It’s crucial that Congress pass the For the People Act, a comprehensive democracy reform package, but the Jim Crow-era filibuster is standing in the way. Legislation to finally grant statehood to the District of Columbia is also gaining traction. So we are continuing to write and call about these three critical issues.
Here are some important points about each topic that you might want to include in emails and phone calls to Senators Tillis and Burr and in writing your letters to the editor. (For letter-to-the-editor writing tips, see How to Write a Letter to the Editor.)
The For The People Act
- Help ensure clean and fair elections, e.g., by reducing or eliminating the influence of big money, dark money, and foreign money in politics.
- Make it easier to vote, for example by requiring the states to automatically register eligible voters and to provide for same-day registration (i.e., on election day) for Federal elections.
- Reduce or eliminate partisan gerrymandering by requiring independent (i.e., non-partisan) redistricting commissions.
- Strengthen ethics and financial disclosure requirements for the President, Vice President, Members of Congress (MOC’s) , and Federal officers and employees. One way this will be done is by prohibiting MOC’s from serving on the boards of for-profit entities.
Eliminating the Filibuster
- The filibuster (or cloture rule) in the Senate has been used more in the last 20 years than in the previous 80. Put simply, the cloture rule requires 60 members to end debate on most topics and move to a vote. So rather than needing a simple majority to pass legislation, 60 votes are often necessary. And nobody has to stand on the Senate floor and talk, or make any other effort, to maintain the filibuster. If the 60 votes aren’t there to invoke cloture and go on to a vote, they simply move on to other concerns. Does it make sense that it takes 60 votes in order to actually vote on the legislation under consideration when only a simple majority is required to pass it?
- The filibuster was not part of the founders’ original vision of the Senate and is not mentioned in the Constitution; it is a simply an aspect of the rules that the Senate has adopted for itself. It did not exist before 1806, and members of both parties tried but failed to get rid of it during the 1800’s.
- The details of how the filibuster could be changed or eliminated get complicated, but there is a pathway to doing so with a simple majority vote – you may have heard this described as the “nuclear option.”
- The Senate could choose to make it more difficult to filibuster without eliminating it entirely. There are already certain categories of bills – think budget reconciliation – that are exempt from the cloture rule. The Senate could exempt other types of legislation. It’s also possible that something like a talking filibuster could be required. Or perhaps if the cloture rule is invoked and 60 Senators won’t support ending the debate then the Senate could require itself to keep debating the bill under consideration and not move on to other business.
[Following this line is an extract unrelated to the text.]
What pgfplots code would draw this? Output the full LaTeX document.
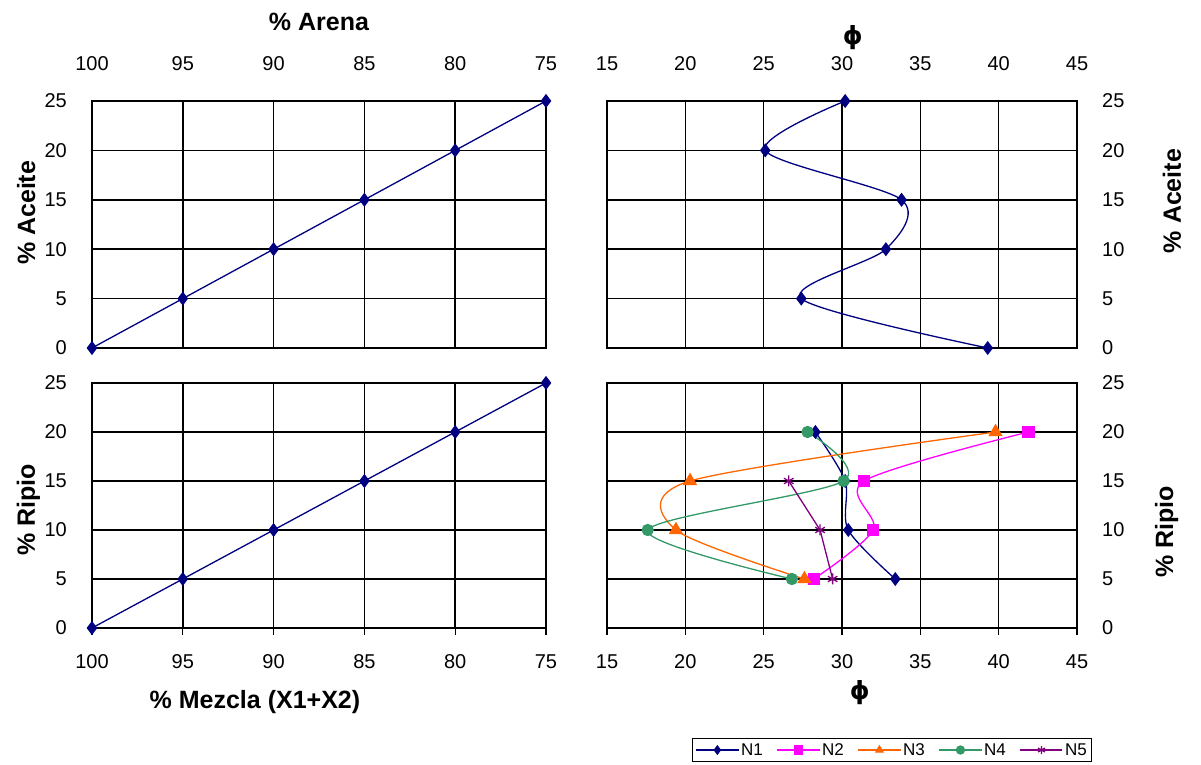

- The bottom line is that the filibuster needs to be eliminated or at least made rare once again in order to allow the Senate, and Congress as a whole, to get on with the people’s business and govern effectively.
- The residents of Washington, DC, pay Federal (and other) taxes but are not permitted to vote in Federal elections. They pay more Federal tax in total dollars than 21 states. This is taxation without representation and not what our democracy is supposed to be about.
- The DC population is about 712,000. Wyoming is about 572,000, Vermont around 627,000, and Alaska 736,000. So DC would not be the smallest state, and population size is no excuse for the lack of voting rights. Perhaps if DC is not to be granted statehood we should be fair and change Wyoming and Vermont to territories!
- A March poll conducted by Data for Progress and the progressive advocacy coalition Democracy for All 2021 Action found that 54% of likely voters think D.C. should be a state. The poll found that clear majorities among likely voters in urban (57%) and suburban (56%) areas, as well as in swing states (57%), support D.C. statehood. About half of voters in rural areas of the country agree.
- The House is expected to vote on the issue later this month. Due to Republican opposition in the Senate (voters in DC skew strongly Democratic) it is highly unlikely that it will pass the Senate without changes to the filibuster.
Keep writing and calling and talking about all three of these important issues. This is our chance to protect democracy for all Americans!